:: EXERCISE AIM ::
Look for the line containing "Clone this chart" and the line containing "12, interval: 2" in the entries below. Copy those two and all lines between them exactly, leaving out pictures.

:: PROVIDED ENTRIES ::
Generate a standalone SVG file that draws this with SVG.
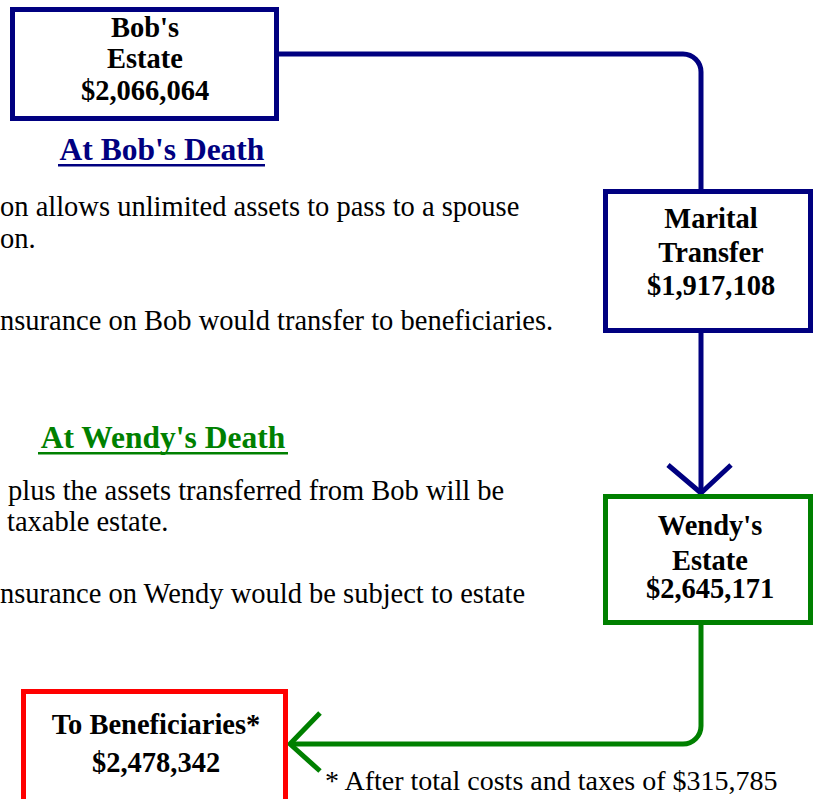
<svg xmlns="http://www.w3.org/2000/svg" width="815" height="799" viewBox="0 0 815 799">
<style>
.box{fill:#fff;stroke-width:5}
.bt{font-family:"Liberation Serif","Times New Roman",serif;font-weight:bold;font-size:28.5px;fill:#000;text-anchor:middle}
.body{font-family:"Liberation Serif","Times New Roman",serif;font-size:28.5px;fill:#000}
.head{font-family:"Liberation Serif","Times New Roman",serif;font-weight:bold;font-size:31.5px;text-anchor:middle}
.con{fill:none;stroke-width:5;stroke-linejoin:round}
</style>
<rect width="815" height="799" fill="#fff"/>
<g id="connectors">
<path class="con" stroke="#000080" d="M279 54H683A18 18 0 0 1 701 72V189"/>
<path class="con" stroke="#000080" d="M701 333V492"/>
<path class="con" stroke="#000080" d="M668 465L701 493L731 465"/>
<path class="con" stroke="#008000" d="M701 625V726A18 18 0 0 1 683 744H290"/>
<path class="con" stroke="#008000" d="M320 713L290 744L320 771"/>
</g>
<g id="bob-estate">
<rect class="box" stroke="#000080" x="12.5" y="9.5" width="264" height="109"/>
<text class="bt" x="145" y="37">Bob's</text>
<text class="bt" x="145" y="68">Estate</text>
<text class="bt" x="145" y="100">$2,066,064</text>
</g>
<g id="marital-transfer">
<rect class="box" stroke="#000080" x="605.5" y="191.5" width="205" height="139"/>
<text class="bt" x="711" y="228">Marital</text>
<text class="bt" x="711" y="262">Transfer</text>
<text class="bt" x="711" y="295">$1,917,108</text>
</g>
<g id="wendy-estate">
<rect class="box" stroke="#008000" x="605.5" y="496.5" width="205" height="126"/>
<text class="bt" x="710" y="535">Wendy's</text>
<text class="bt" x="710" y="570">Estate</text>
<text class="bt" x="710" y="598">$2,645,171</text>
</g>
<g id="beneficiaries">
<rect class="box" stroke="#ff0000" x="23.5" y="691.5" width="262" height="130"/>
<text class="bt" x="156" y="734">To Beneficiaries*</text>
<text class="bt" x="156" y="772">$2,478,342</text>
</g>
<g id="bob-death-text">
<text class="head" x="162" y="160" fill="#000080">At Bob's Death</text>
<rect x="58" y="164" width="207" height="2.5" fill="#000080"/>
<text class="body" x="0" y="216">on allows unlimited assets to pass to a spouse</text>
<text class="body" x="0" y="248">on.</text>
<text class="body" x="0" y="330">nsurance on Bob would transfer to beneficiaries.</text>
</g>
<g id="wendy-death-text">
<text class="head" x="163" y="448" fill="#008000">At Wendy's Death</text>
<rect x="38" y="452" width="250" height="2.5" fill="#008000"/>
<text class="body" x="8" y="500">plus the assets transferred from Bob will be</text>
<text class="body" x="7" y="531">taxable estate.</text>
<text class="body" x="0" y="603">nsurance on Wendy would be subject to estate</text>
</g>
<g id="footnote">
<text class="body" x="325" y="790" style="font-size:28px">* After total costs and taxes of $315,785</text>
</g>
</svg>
==
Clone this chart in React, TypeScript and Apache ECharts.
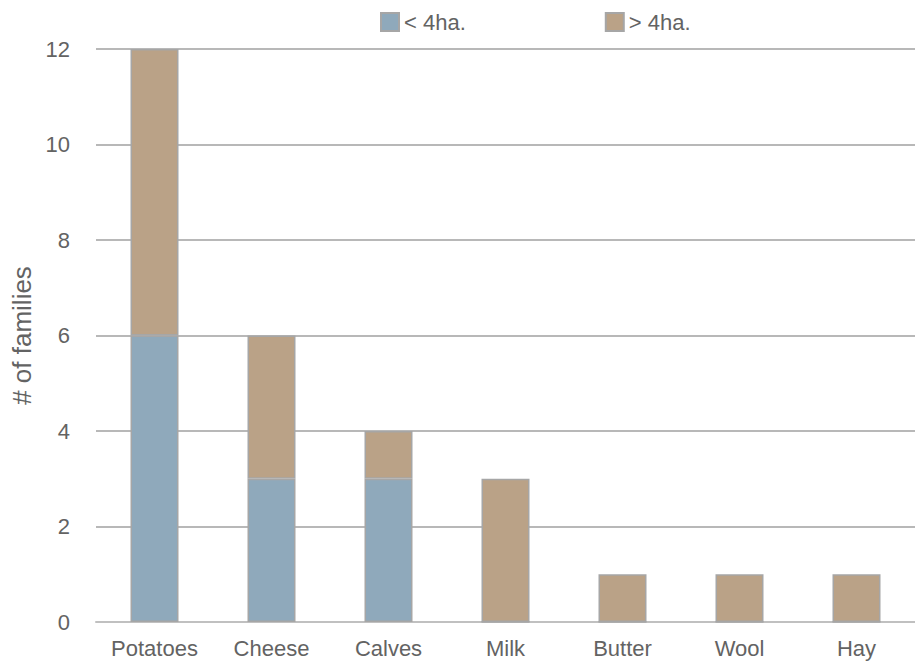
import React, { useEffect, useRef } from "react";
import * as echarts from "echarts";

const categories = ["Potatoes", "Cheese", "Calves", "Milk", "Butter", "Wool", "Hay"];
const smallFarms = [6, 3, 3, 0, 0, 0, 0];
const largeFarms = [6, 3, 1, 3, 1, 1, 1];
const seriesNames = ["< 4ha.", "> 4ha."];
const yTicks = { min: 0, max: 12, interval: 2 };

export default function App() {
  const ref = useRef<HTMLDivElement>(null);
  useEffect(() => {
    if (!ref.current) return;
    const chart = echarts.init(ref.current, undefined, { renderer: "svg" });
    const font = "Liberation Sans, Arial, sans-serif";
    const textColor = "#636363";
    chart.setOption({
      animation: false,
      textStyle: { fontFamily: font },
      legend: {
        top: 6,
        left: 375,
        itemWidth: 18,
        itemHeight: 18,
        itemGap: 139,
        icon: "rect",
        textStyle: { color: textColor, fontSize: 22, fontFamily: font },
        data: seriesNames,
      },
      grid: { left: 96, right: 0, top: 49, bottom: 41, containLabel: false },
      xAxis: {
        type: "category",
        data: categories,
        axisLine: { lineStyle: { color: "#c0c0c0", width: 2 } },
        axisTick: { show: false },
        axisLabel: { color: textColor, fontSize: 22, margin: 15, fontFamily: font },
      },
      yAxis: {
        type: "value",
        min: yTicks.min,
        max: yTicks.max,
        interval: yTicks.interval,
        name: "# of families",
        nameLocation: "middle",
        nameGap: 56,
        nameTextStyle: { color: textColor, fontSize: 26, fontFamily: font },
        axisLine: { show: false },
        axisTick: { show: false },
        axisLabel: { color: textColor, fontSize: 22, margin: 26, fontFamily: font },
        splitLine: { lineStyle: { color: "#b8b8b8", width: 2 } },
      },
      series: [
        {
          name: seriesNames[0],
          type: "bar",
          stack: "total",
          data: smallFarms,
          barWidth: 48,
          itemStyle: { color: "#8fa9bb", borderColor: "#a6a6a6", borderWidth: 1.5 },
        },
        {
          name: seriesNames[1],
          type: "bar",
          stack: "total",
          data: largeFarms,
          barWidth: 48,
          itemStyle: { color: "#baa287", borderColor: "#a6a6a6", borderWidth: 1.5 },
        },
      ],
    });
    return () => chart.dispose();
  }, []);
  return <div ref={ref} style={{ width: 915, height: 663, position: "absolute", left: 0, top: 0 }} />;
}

:: TASK SOLUTION ::
Clone this chart in React, TypeScript and Apache ECharts.
import React, { useEffect, useRef } from "react";
import * as echarts from "echarts";

const categories = ["Potatoes", "Cheese", "Calves", "Milk", "Butter", "Wool", "Hay"];
const smallFarms = [6, 3, 3, 0, 0, 0, 0];
const largeFarms = [6, 3, 1, 3, 1, 1, 1];
const seriesNames = ["< 4ha.", "> 4ha."];
const yTicks = { min: 0, max: 12, interval: 2 };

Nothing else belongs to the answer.